Re: [PATCH v2] PCI: Explicitly put devices into D0 when initializing - Bug report

From: Alexey Kardashevskiy
Date: Thu Jun 19 2025 - 05:14:13 EST


On 12/6/25 06:45, Mario Limonciello wrote:
On 6/11/2025 9:13 AM, Cabiddu, Giovanni wrote:
On Wed, Jun 11, 2025 at 10:00:02AM -0600, Alex Williamson wrote:
On Wed, 11 Jun 2025 06:50:59 -0700
Mario Limonciello <superm1@xxxxxxxxxx> wrote:

On 6/11/2025 5:52 AM, Cabiddu, Giovanni wrote:
Hi Mario, Bjorn and Alex,

On Wed, Apr 23, 2025 at 11:31:32PM -0500, Mario Limonciello wrote:
From: Mario Limonciello <mario.limonciello@xxxxxxx>

AMD BIOS team has root caused an issue that NVME storage failed to come
back from suspend to a lack of a call to _REG when NVME device was probed.

commit 112a7f9c8edbf ("PCI/ACPI: Call _REG when transitioning D-states")
added support for calling _REG when transitioning D-states, but this only
works if the device actually "transitions" D-states.

commit 967577b062417 ("PCI/PM: Keep runtime PM enabled for unbound PCI
devices") added support for runtime PM on PCI devices, but never actually
'explicitly' sets the device to D0.

To make sure that devices are in D0 and that platform methods such as
_REG are called, explicitly set all devices into D0 during initialization.

Fixes: 967577b062417 ("PCI/PM: Keep runtime PM enabled for unbound PCI devices")
Signed-off-by: Mario Limonciello <mario.limonciello@xxxxxxx>
---
Through a bisect, we identified that this patch, in v6.16-rc1,
introduces a regression on vfio-pci across all Intel QuickAssist (QAT)
devices. Specifically, the ioctl VFIO_GROUP_GET_DEVICE_FD call fails
with -EACCES.

Upon further investigation, the -EACCES appears to originate from the
rpm_resume() function, which is called by pm_runtime_resume_and_get()
within vfio_pci_core_enable(). Here is the exact call trace:

      drivers/base/power/runtime.c: rpm_resume()
      drivers/base/power/runtime.c: __pm_runtime_resume()
      include/linux/pm_runtime.h: pm_runtime_resume_and_get()
      drivers/vfio/pci/vfio_pci_core.c: vfio_pci_core_enable()
      drivers/vfio/pci/vfio_pci.c: vfio_pci_open_device()
      drivers/vfio/vfio_main.c: device->ops->open_device()
      drivers/vfio/vfio_main.c: vfio_df_device_first_open()
      drivers/vfio/vfio_main.c: vfio_df_open()
      drivers/vfio/group.c: vfio_df_group_open()
      drivers/vfio/group.c: vfio_device_open_file()
      drivers/vfio/group.c: vfio_group_ioctl_get_device_fd()
      drivers/vfio/group.c: vfio_group_fops_unl_ioctl(..., VFIO_GROUP_GET_DEVICE_FD, ...)

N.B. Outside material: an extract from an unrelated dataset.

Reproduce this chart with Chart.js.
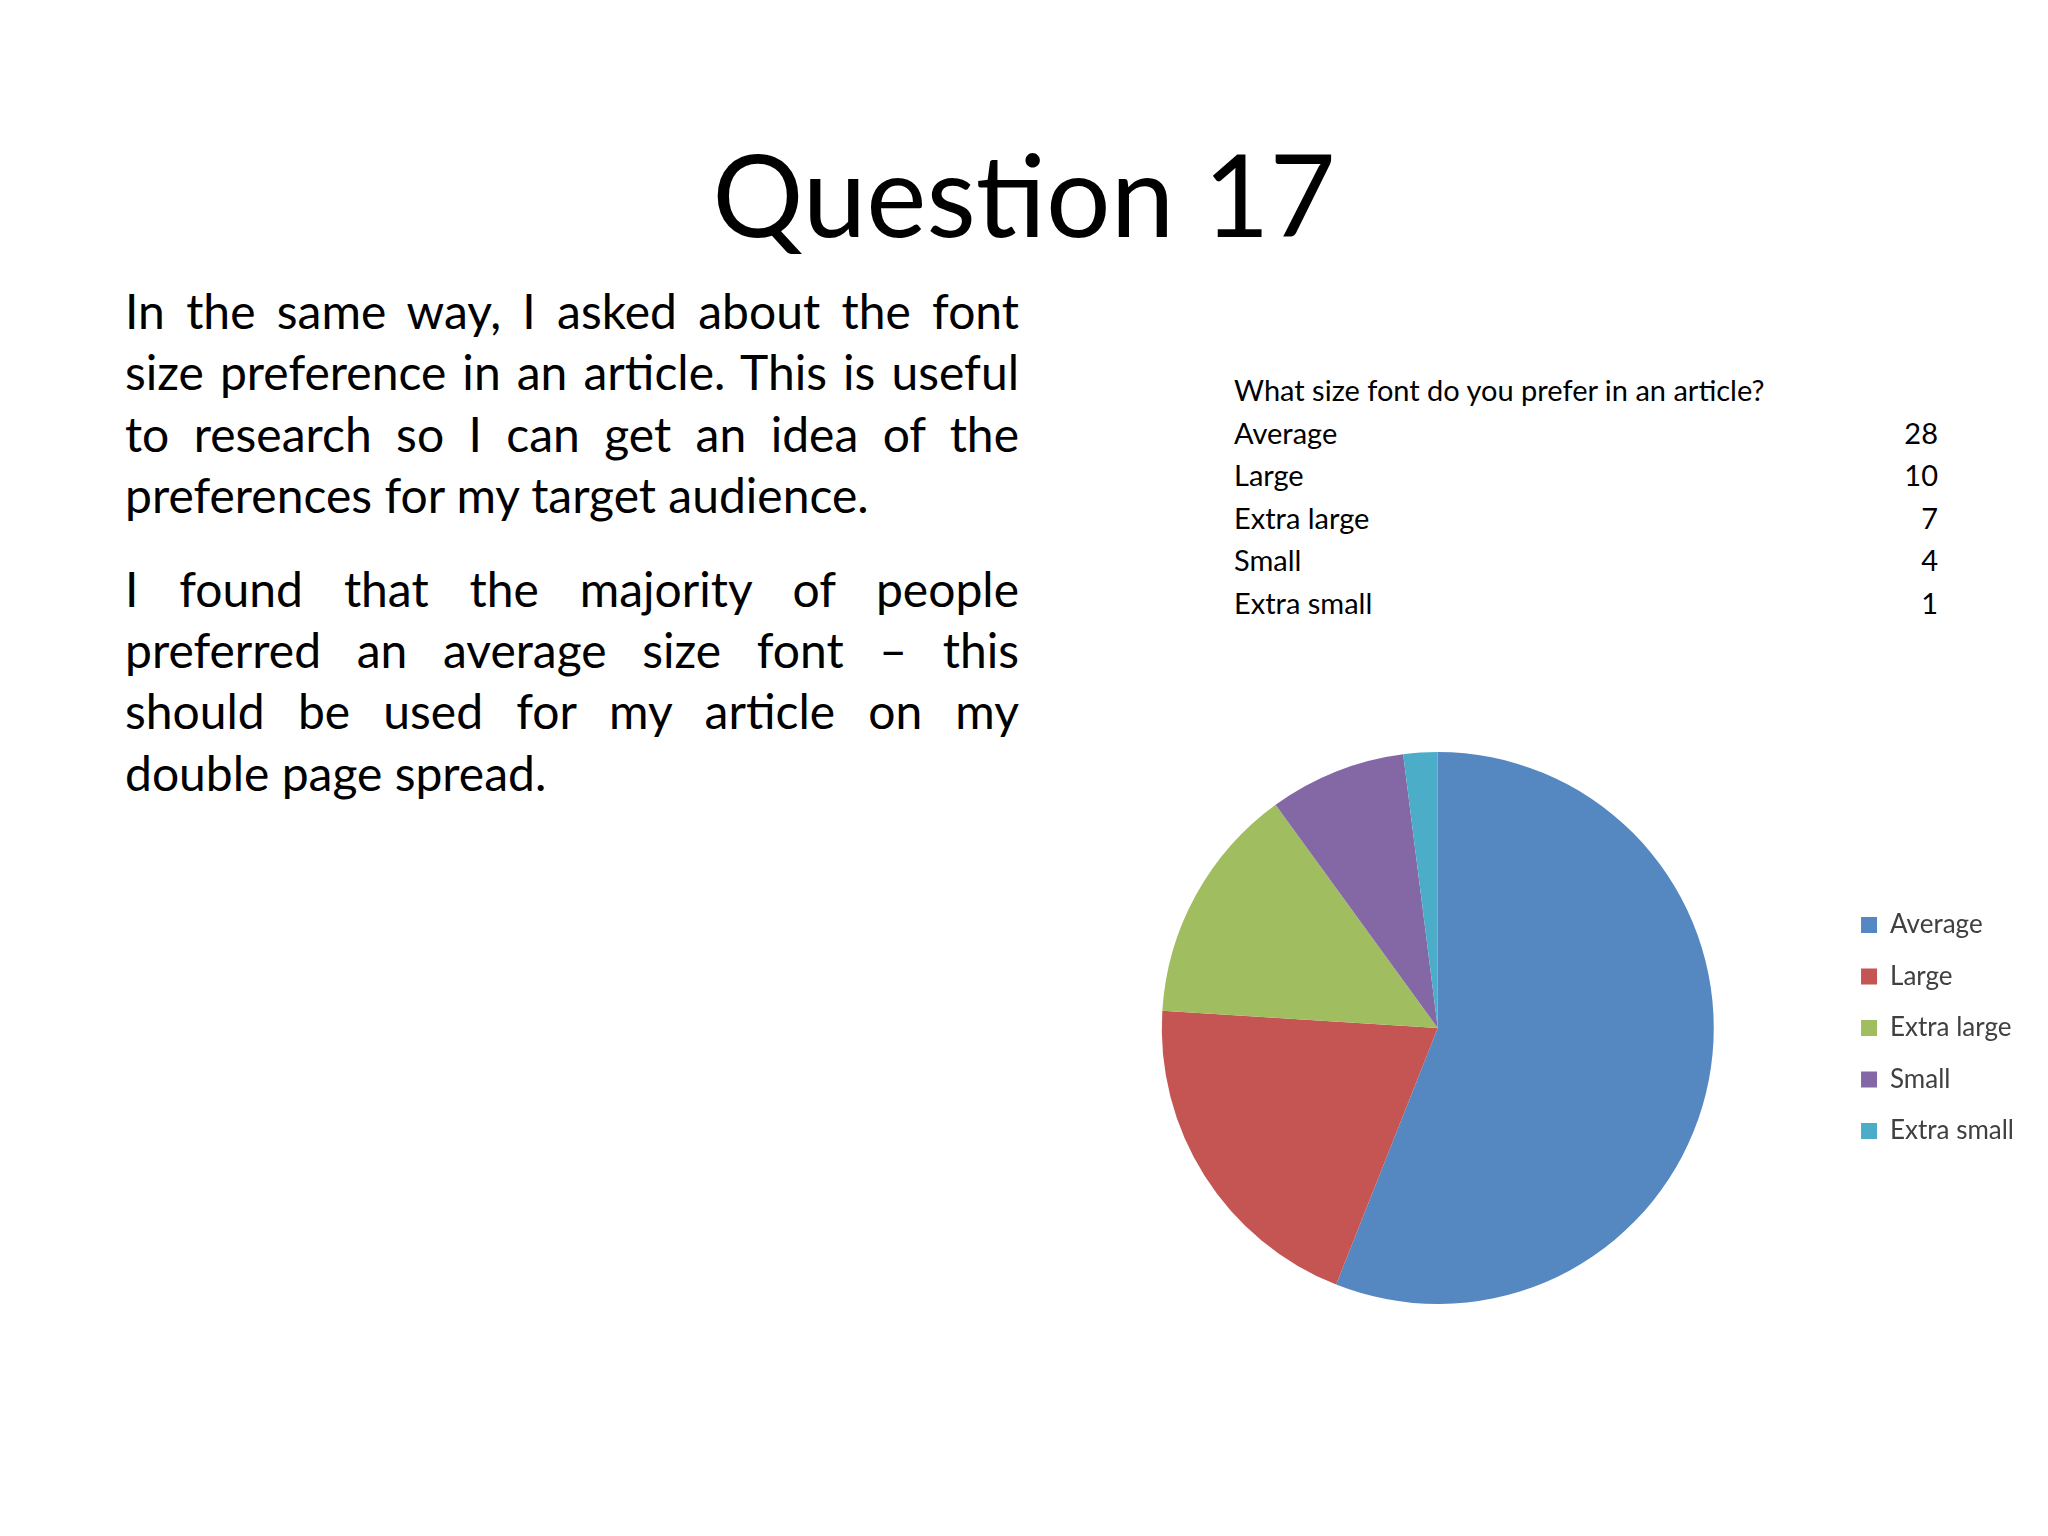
<!DOCTYPE html>
<html>
<head>
<meta charset="utf-8">
<script src="https://cdn.jsdelivr.net/npm/chart.js@4/dist/chart.umd.min.js"></script>
<style>
  body { margin: 0; width: 2048px; height: 1536px; background: #fff; position: relative; font-family: Lato, "Open Sans", sans-serif; color: #000; overflow: hidden; }
  #title { position: absolute; left: 0; width: 2048px; top: 124px; text-align: center; font-size: 114px; line-height: 137px; }
  #body { position: absolute; left: 125px; width: 894px; top: 280px; font-size: 48px; line-height: 61.4px; }
  #body .ln { text-align: justify; text-align-last: justify; white-space: nowrap; }
  #body .last { text-align: left; text-align-last: left; }
  #body .gap { height: 32px; }
  #tbl { position: absolute; left: 1234px; width: 704px; top: 369px; font-size: 29px; line-height: 42.6px; }
  #tbl .row { display: flex; justify-content: space-between; }
  #chartBox { position: absolute; left: 1040px; top: 740px; }
</style>
</head>
<body>
<div id="title">Question 17</div>
<div id="body">
  <div class="ln">In the same way, I asked about the font</div>
  <div class="ln">size preference in an article. This is useful</div>
  <div class="ln">to research so I can get an idea of the</div>
  <div class="ln last">preferences for my target audience.</div>
  <div class="gap"></div>
  <div class="ln">I found that the majority of people</div>
  <div class="ln">preferred an average size font – this</div>
  <div class="ln">should be used for my article on my</div>
  <div class="ln last">double page spread.</div>
</div>
<div id="tbl"></div>
<div id="chartBox"><canvas id="myChart" width="1008" height="576"></canvas></div>

<script>
const question = "What size font do you prefer in an article?";
const labels = ["Average", "Large", "Extra large", "Small", "Extra small"];
const votes = [28, 10, 7, 4, 1];
const colors = ["#5588c1", "#c45553", "#a0be60", "#8468a5", "#4badc7"];

// little data table above the pie
const tbl = document.getElementById("tbl");
let html = '<div>' + question + '</div>';
for (let i = 0; i < labels.length; i++) {
  html += '<div class="row"><span>' + labels[i] + '</span><span>' + votes[i] + '</span></div>';
}
tbl.innerHTML = html;

const data = {
  labels: labels,
  datasets: [
    {
      data: votes,
      backgroundColor: colors,
      borderWidth: 0,
    },
  ],
};

const config = {
  type: "pie",
  data,
  options: {
    responsive: false,
    animation: false,
    devicePixelRatio: 1,
    layout: {
      padding: { top: 12, bottom: 12, left: 0, right: 24 },
    },
    plugins: {
      tooltip: { enabled: false },
      legend: {
        position: "right",
        labels: {
          color: "#404040",
          boxWidth: 16,
          boxHeight: 16,
          padding: 25.5,
          font: { family: "Lato", size: 26 },
        },
      },
    },
  },
};

const myChart = new Chart(document.getElementById("myChart"), config);
</script>
</body>
</html>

Is this a known issue that affects other devices? Is there any ongoing
discussion or fix in progress?

Thanks,

This is the first I've heard about an issue with that patch.

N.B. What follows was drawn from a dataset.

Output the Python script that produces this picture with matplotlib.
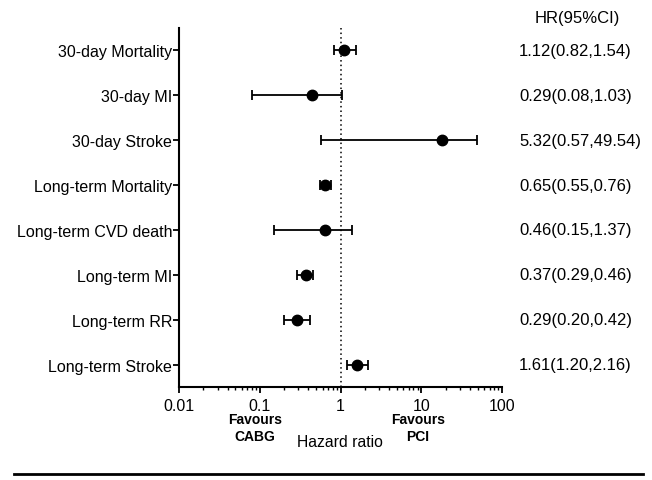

Does setting the VFIO parameter disable_idle_d3 help?

If so; this feels like an imbalance of runtime PM calls in the VFIO
stack that this patch exposed.

Alex, any ideas?

Does the device in question have a PM capability?  I note that
4d4c10f763d7 makes the sequence:

        pm_runtime_forbid(&dev->dev);
        pm_runtime_set_active(&dev->dev);
        pm_runtime_enable(&dev->dev);

Dependent on the presence of a PM capability.  The PM capability is
optional on SR-IOV VFs.  This feels like a bug in the original patch,
we should be able to use pm_runtime ops on a device without
specifically checking if the device supports PCI PM.

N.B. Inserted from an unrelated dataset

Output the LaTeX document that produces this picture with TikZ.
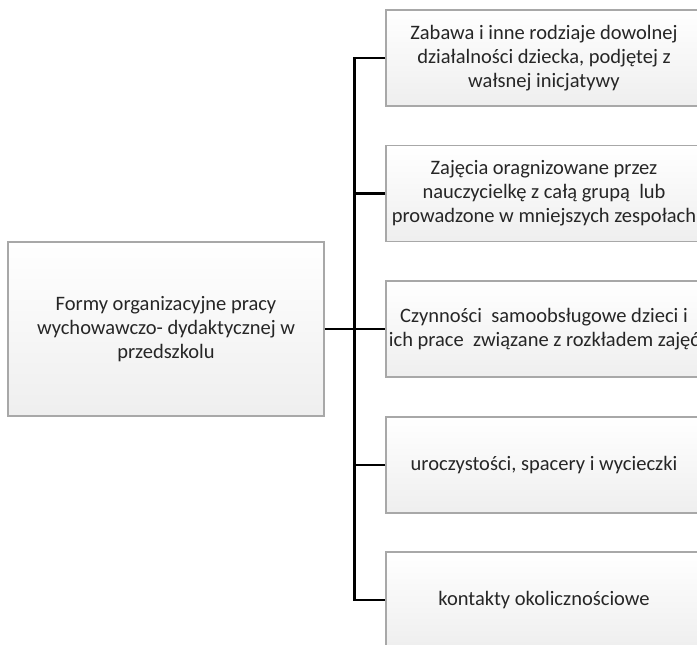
\documentclass[tikz,border=0pt]{standalone}
\usepackage{fontspec}
\setmainfont{Carlito}
\definecolor{txt}{HTML}{262626}
\definecolor{edge}{HTML}{A8A8A8}
\begin{document}
\begin{tikzpicture}[x=1pt,y=-1pt,
  boxbase/.style={rectangle, inner sep=0pt, draw=edge, line width=1.2pt,
    top color=white, middle color=white, bottom color=gray!13},
  bigbox/.style={boxbase, minimum width=316pt, minimum height=174pt},
  smallbox/.style={boxbase, minimum width=316pt, minimum height=96pt},
  lbl/.style={align=center, text=txt, font=\fontsize{20.5}{24}\selectfont, inner sep=0pt},
  conn/.style={line width=2.2pt, black}]
\useasboundingbox (0,0) rectangle (697,645);
\clip (0,0) rectangle (697,645);
\node[bigbox] (L) at (166,329) {};
\node[lbl] at (L.center) {Formy organizacyjne pracy\\wychowawczo- dydaktycznej w\\przedszkolu};
\node[smallbox] (R1) at (544,58) {};
\node[smallbox] (R2) at (544,193.5) {};
\node[smallbox] (R3) at (544,329) {};
\node[smallbox] (R4) at (544,465) {};
\node[smallbox] (R5) at (544,600) {};
\node[lbl] at (R1.center) {Zabawa i inne rodziaje dowolnej\\działalności dziecka, podjętej z\\wałsnej inicjatywy};
\node[lbl] at (R2.center) {Zajęcia oragnizowane przez\\nauczycielkę z całą grupą~ lub\\prowadzone w mniejszych zespołach};
\node[lbl] at (R3.center) {Czynności~ samoobsługowe dzieci i\\ich prace~ związane z rozkładem zajęć};
\node[lbl] at (R4.center) {uroczystości, spacery i wycieczki};
\node[lbl] at (R5.center) {kontakty okolicznościowe};
\draw[conn] (R1.west) -- ++(-31,0) |- (R5.west);
\draw[conn] (L.east) -- (R3.west);
\draw[conn] (R2.west) -- ++(-31,0);
\draw[conn] (R4.west) -- ++(-31,0);
\end{tikzpicture}
\end{document}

vfio-pci also has a somewhat unique sequence versus other drivers, we
don't call pci_enable_device() until the user opens the device, but we
want to put the device into low power before that occurs.  Historically
PCI-core left device in an unknown power state between driver uses, so
we've needed to manually move the device to D0 before calling
pm_runtime_allow() and pm_runtime_put() (see
vfio_pci_core_register_device()).  Possibly this is redundant now but
we're using pci_set_power_state() which shouldn't interact with
pm_runtime, so my initial guess is that we might be unbalanced because
this is a VF w/o a PM capability and we've missed the expected
pm_runtime initialization sequence.  Thanks,

Yes, for Intel QAT, the issue occurs with a VF without the PM capability.

Thanks,


Got it, thanks Alex!  I think this should help return it to previous behavior for devices without runtime PM and still fix the problem it needed to.


Seems working for me too, thanks,




diff --git a/drivers/pci/pci.c b/drivers/pci/pci.c
index 3dd44d1ad829..c495c3c692f5 100644
--- a/drivers/pci/pci.c
+++ b/drivers/pci/pci.c
@@ -3221,15 +3221,17 @@ void pci_pm_init(struct pci_dev *dev)

        /* find PCI PM capability in list */
        pm = pci_find_capability(dev, PCI_CAP_ID_PM);
-       if (!pm)
+       if (!pm) {
+               goto poweron;
                return;
+       }
        /* Check device's ability to generate PME# */
        pci_read_config_word(dev, pm + PCI_PM_PMC, &pmc);

        if ((pmc & PCI_PM_CAP_VER_MASK) > 3) {
                pci_err(dev, "unsupported PM cap regs version (%u)\n",
                        pmc & PCI_PM_CAP_VER_MASK);
-               return;
+               goto poweron;
        }

        dev->pm_cap = pm;
@@ -3274,6 +3276,7 @@ void pci_pm_init(struct pci_dev *dev)
        pci_read_config_word(dev, PCI_STATUS, &status);
        if (status & PCI_STATUS_IMM_READY)
                dev->imm_ready = 1;
+poweron:
        pci_pm_power_up_and_verify_state(dev);
        pm_runtime_forbid(&dev->dev);
        pm_runtime_set_active(&dev->dev);

--
Alexey